Investments best made elsewhere

The PWG also analyzed where investments would have the highest impact for reducing cost for 22nm microprocessors. “There are some areas that are really unfavorable to scale-up,” Ellis said. Other areas seem favorable, e.g. plasma (PVD, CVD), “but if we look at them in proportion of the overall costs of the chip, it’s less than 10%,” he said.

Ellis noted several areas where there could be a big impact for the investment dollars, highlighting assembly, packaging and test as good targets.

Figure 1: Pinpointing the highest impact of investment dollars at the 22nm node. (Source: SEMI)

Another danger of a transition to 450mm is that technology development would stop on 300mm. “We can’t do both 300mm and 450mm,” Ellis said.

The timing of the transition was also raised, in relation to which technology node would be targeted. Ellis pointed to ISMI’s Industry Economic Model which targets the 32nm node for 450mm tools. “I can tell you right now that with 300mm tools in development for 32nm, we can’t do both. It can’t be at 32nm,” he stated. The 22nm node is when EUV lithography could come into play, but Ellis questioned what company would be willing to risk implementing 450mm and EUV simultaneously.

Cycle time could also become a problem with a transition to 450mm. “High-mix, high-volume is significant for a lot of companies,” Ellis said. “Our analysis shows that we can expect a 50% increase in cycle time for 450mm wafers.”

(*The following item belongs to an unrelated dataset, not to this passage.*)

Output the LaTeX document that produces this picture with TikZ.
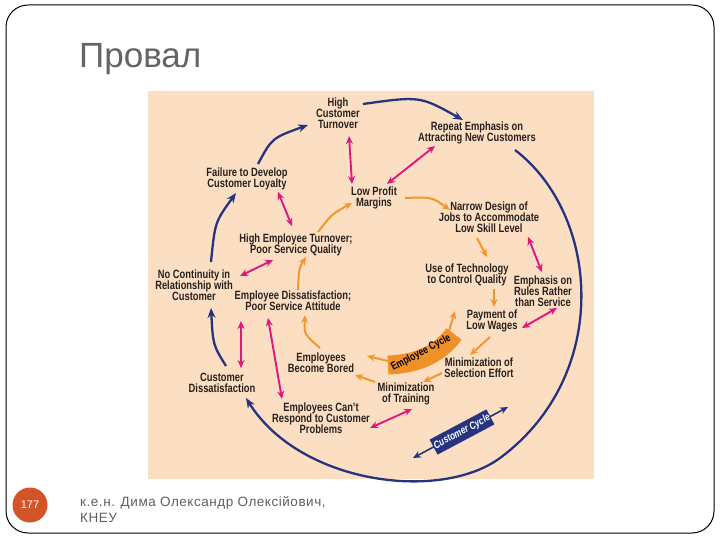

Perhaps one of the greatest dangers of 450mm is that it has become a distraction. “For the last two years, even though our group is going to be looking at a number of issues, we’ve been consumed with looking at 450mm,” Ellis said. He listed a number of productivity improvements — e.g., small lot manufacturing, single wafer processing, looking at setup time on tools — that can be implemented for next-generation fabs, “that we’ve not been able to look at in depth because of the 450mm issue. It’s a distraction for the industry. It’s going to distract from getting litho done.”

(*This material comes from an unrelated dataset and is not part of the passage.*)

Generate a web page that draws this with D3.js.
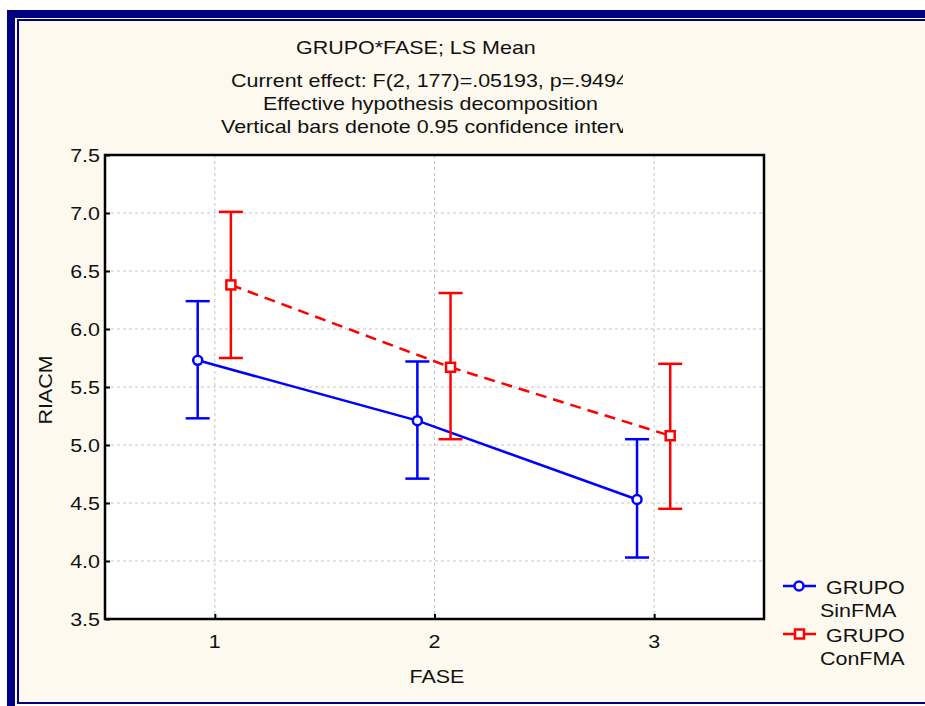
<!DOCTYPE html>
<html>
<head>
<meta charset="utf-8">
<script src="https://cdn.jsdelivr.net/npm/d3@7"></script>
<style>
	body { margin: 0; background: #ffffff; }
	svg text { font-family: "Liberation Sans", Arial, sans-serif; font-size: 19px; fill: #111111; }
</style>
</head>
<body>
<svg id="chart" width="925" height="706"></svg>
<script>
// data
var fases = [1, 2, 3];
var faseLabels = ["1", "2", "3"];
var yTicks = [3.5, 4.0, 4.5, 5.0, 5.5, 6.0, 6.5, 7.0, 7.5];

var sinMean = [5.73, 5.21, 4.53];
var sinLow = [5.23, 4.71, 4.03];
var sinHigh = [6.24, 5.72, 5.05];

var conMean = [6.38, 5.67, 5.08];
var conLow = [5.75, 5.05, 4.45];
var conHigh = [7.01, 6.31, 5.70];

var titleLines = [
	"GRUPO*FASE; LS Mean",
	"Current effect: F(2, 177)=.05193, p=.9494",
	"Effective hypothesis decomposition",
	"Vertical bars denote 0.95 confidence intervals"
];

var svg = d3.select("#chart");
var stretch = 1.13;
var lw = 2.5;

function addText(parent, str, x, y, anchor) {
	var t = parent.append("text")
	.attr("transform", "translate(" + x + "," + y + ") scale(" + stretch + ",1)")
	.style("text-anchor", anchor || "start")
	.text(str);
	return t;
}

// frame
svg.append("rect").attr("x", 7).attr("y", 10).attr("width", 1000).attr("height", 1000).style("fill", "#000080");
svg.append("rect").attr("x", 15).attr("y", 18).attr("width", 1000).attr("height", 688).style("fill", "#ffffff");
svg.append("rect").attr("x", 17).attr("y", 19).attr("width", 1000).attr("height", 685).style("fill", "#000080");
svg.append("rect").attr("x", 19).attr("y", 21).attr("width", 1000).attr("height", 681).style("fill", "#fdf9ef");

// titles, clipped on the right like the original
svg.append("clipPath").attr("id", "titleClip")
.append("rect").attr("x", 0).attr("y", 0).attr("width", 623).attr("height", 150);

var titles = svg.append("g").attr("clip-path", "url(#titleClip)");
var titleX = [296, 231, 263, 221];
var titleY = [54, 87, 110, 133];
titleLines.forEach(function (s, i) {
	addText(titles, s, titleX[i], titleY[i]);
});

var plotLeft = 105, plotRight = 764, plotTop = 155, plotBottom = 619;

var x = d3.scaleLinear().domain([0.5, 3.5]).range([plotLeft, plotRight]);
var y = d3.scaleLinear().domain([3.5, 7.5]).range([plotBottom, plotTop]);

svg.append("rect")
.attr("x", plotLeft).attr("y", plotTop)
.attr("width", plotRight - plotLeft).attr("height", plotBottom - plotTop)
.style("fill", "#ffffff");

// grid
svg.selectAll(".hgrid").data(yTicks.slice(1, -1)).enter()
.append("line")
.attr("x1", plotLeft).attr("x2", plotRight)
.attr("y1", function (d) { return y(d); })
.attr("y2", function (d) { return y(d); })
.style("stroke", "#c4c4c4")
.style("stroke-dasharray", "3,3");

svg.selectAll(".vgrid").data(fases).enter()
.append("line")
.attr("x1", function (d) { return x(d); })
.attr("x2", function (d) { return x(d); })
.attr("y1", plotTop).attr("y2", plotBottom)
.style("stroke", "#c4c4c4")
.style("stroke-dasharray", "3,3");

// axes
var yAxis = d3.axisLeft(y).tickValues(yTicks).tickSizeInner(-5).tickSizeOuter(0).tickFormat(d3.format(".1f"));
var xAxis = d3.axisBottom(x).tickValues(fases).tickSizeInner(-5).tickSizeOuter(0).tickFormat(function (d, i) { return faseLabels[i]; });

var gy = svg.append("g").attr("transform", "translate(" + plotLeft + ",0)").call(yAxis);
var gx = svg.append("g").attr("transform", "translate(0," + plotBottom + ")").call(xAxis);
[gx, gy].forEach(function (g) {
	g.select(".domain").remove();
	g.selectAll("line").style("stroke", "#000").style("stroke-width", 2);
	g.selectAll("text").remove();
});

yTicks.forEach(function (v) {
	addText(svg, d3.format(".1f")(v), 100, y(v) + 7, "end");
});
fases.forEach(function (v, i) {
	addText(svg, faseLabels[i], x(v), 648, "middle");
});

svg.append("rect")
.attr("x", plotLeft).attr("y", plotTop)
.attr("width", plotRight - plotLeft).attr("height", plotBottom - plotTop)
.style("fill", "none")
.style("stroke", "#000")
.style("stroke-width", 2.5);

addText(svg, "FASE", 437, 683, "middle");
svg.append("text")
.attr("transform", "translate(52,390) rotate(-90) scale(" + stretch + ",1)")
.style("text-anchor", "middle")
.text("RIACM");

// series
var series = [
	{ mean: sinMean, low: sinLow, high: sinHigh, color: "#0000ff", shift: -0.078, dash: null, shape: "circle" },
	{ mean: conMean, low: conLow, high: conHigh, color: "#ff0000", shift: 0.073, dash: "11,7", shape: "square" }
];

series.forEach(function (s) {
	var pts = fases.map(function (f, i) {
		return { x: f + s.shift, m: s.mean[i], lo: s.low[i], hi: s.high[i] };
	});

	var line = d3.line()
	.x(function (d) { return x(d.x); })
	.y(function (d) { return y(d.m); });

	svg.append("path")
	.datum(pts)
	.attr("d", line)
	.style("fill", "none")
	.style("stroke", s.color)
	.style("stroke-width", lw)
	.style("stroke-dasharray", s.dash);

	var bars = svg.append("g");
	pts.forEach(function (d) {
		bars.append("line")
		.attr("x1", x(d.x)).attr("x2", x(d.x))
		.attr("y1", y(d.lo)).attr("y2", y(d.hi))
		.style("stroke", s.color).style("stroke-width", lw);
		[d.lo, d.hi].forEach(function (v) {
			bars.append("line")
			.attr("x1", x(d.x) - 12).attr("x2", x(d.x) + 12)
			.attr("y1", y(v)).attr("y2", y(v))
			.style("stroke", s.color).style("stroke-width", lw);
		});
	});

	pts.forEach(function (d) {
		if (s.shape == "circle") {
			svg.append("circle")
			.attr("cx", x(d.x)).attr("cy", y(d.m)).attr("r", 4.5)
			.style("fill", "#fff").style("stroke", s.color).style("stroke-width", lw);
		} else {
			svg.append("rect")
			.attr("x", x(d.x) - 4.5).attr("y", y(d.m) - 4.5)
			.attr("width", 9).attr("height", 9)
			.style("fill", "#fff").style("stroke", s.color).style("stroke-width", lw);
		}
	});
});

// legend
var legend = svg.append("g");
var legendY = [586, 634];
var legendNames = [["GRUPO", "SinFMA"], ["GRUPO", "ConFMA"]];
series.forEach(function (s, i) {
	legend.append("line")
	.attr("x1", 783).attr("x2", 816)
	.attr("y1", legendY[i]).attr("y2", legendY[i])
	.style("stroke", s.color).style("stroke-width", lw);
	if (s.shape == "circle") {
		legend.append("circle")
		.attr("cx", 799).attr("cy", legendY[i]).attr("r", 4.5)
		.style("fill", "#fff").style("stroke", s.color).style("stroke-width", lw);
	} else {
		legend.append("rect")
		.attr("x", 795).attr("y", legendY[i] - 4.5).attr("width", 9).attr("height", 9)
		.style("fill", "#fff").style("stroke", s.color).style("stroke-width", lw);
	}
	addText(legend, legendNames[i][0], 826, legendY[i] + 8);
	addText(legend, legendNames[i][1], 820, legendY[i] + 31);
});
</script>
</body>
</html>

Ellis also dispelled several common myths about a 450mm wafer-size transition. First is that die size are driving the industry to 450mm wafers; he noted that die size is now “stable or decreasing. This is not a reason to move to 450mm.” It’s also a myth that wafer size diameter increases 50% every 10 years. “That’s just not true. In fact, as the pace of innovation slows down, we see the timing between wafer size increasing,” he said. Another myth is that, historically, wafer-size increases provide a 30% productivity improvement. “What we’re saying is looking at simple scale-up, in an ‘apples to apples’ comparison, that does not hold up,” he said.

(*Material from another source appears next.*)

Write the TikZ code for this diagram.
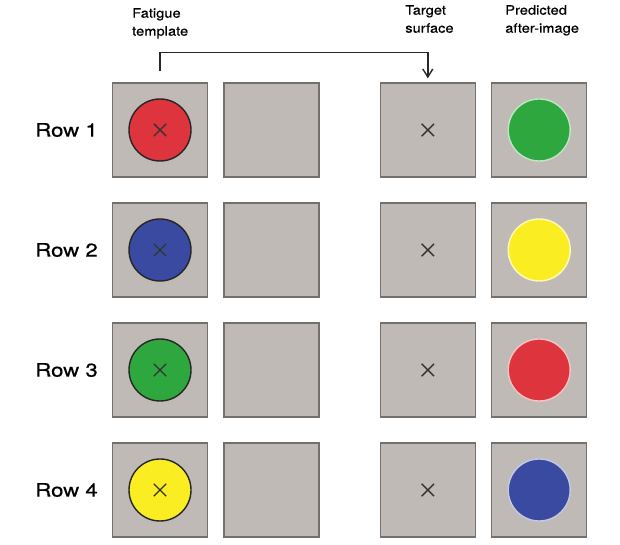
\documentclass[tikz,border=0pt]{standalone}
\usepackage{fontspec}
\setmainfont{TeX Gyre Heros}[FakeBold=0.4]
\usetikzlibrary{arrows.meta,shapes.misc,positioning}
\definecolor{panel}{RGB}{192,186,182}
\definecolor{panelrim}{RGB}{118,112,108}
\definecolor{cred}{RGB}{222,52,62}
\definecolor{cblue}{RGB}{58,74,160}
\definecolor{cgreen}{RGB}{46,168,62}
\definecolor{cyellow}{RGB}{250,238,34}

\begin{document}
\begin{tikzpicture}[x=1pt,y=1pt,
  panelbox/.style={draw=panelrim, fill=panel, line width=1.4pt,
    minimum width=95pt, minimum height=94pt, inner sep=0pt},
  disc/.style={circle, minimum size=62pt, inner sep=0pt, line width=1.4pt},
  fix/.style={cross out, draw=black!80, minimum size=11pt, inner sep=0pt, line width=1.4pt},
  rowlab/.style={font=\fontsize{18.5}{20}\selectfont, anchor=east, inner sep=0pt,
    xscale=1.2, transform shape},
  head/.style={font=\fontsize{13}{18}\selectfont, align=left, anchor=north west,
    inner sep=0pt, xscale=1.13, transform shape},
  conn/.style={line width=1.4pt, draw=black!85, -{Straight Barb[length=8pt,width=10pt]}}]
\useasboundingbox (0,0) rectangle (620,545);

\foreach \c/\p [count=\i] in {cred/cgreen, cblue/cyellow, cgreen/cred, cyellow/cblue}{
  \node[panelbox] (t\i) at (160,{415-120*(\i-1)}) {};
  \node[panelbox, right=15pt of t\i] (b\i) {};
  \node[panelbox, right=60pt of b\i] (s\i) {};
  \node[panelbox, right=15pt of s\i] (p\i) {};
  \node[disc, draw=black!85, fill=\c] (f\i) at (t\i) {};
  \node[fix] (x\i) at (f\i) {};
  \node[fix] (y\i) at (s\i) {};
  \node[disc, draw=white!70!\p, fill=\p] (a\i) at (p\i) {};
  \node[rowlab] (r\i) at (98,{415-120*(\i-1)}) {Row \i};
}

% headers
\node[head] (hf) at (132,537) {Fatigue\\template};
\node[head] (hs) at (405,540) {Target\\surface};
\node[head] (hp) at (505,540) {Predicted\\after-image};

\draw[conn] ([yshift=11pt]t1.north) -- ++(0,19) -| ([yshift=4pt]s1.north);
\end{tikzpicture}
\end{document}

Ellis concluded by calling for continued dialogue between chipmakers and suppliers. “We’ve been told by some chipmakers when we tried to continue the discussion that the ‘blue diamond decision’ has been made, the train has left the station,” he said. “Our concern is that nobody’s onboard. At least suppliers are not onboard, and there are a number of chipmakers that are not on board. We would like to back up the train and have some continued dialog.” — P.S.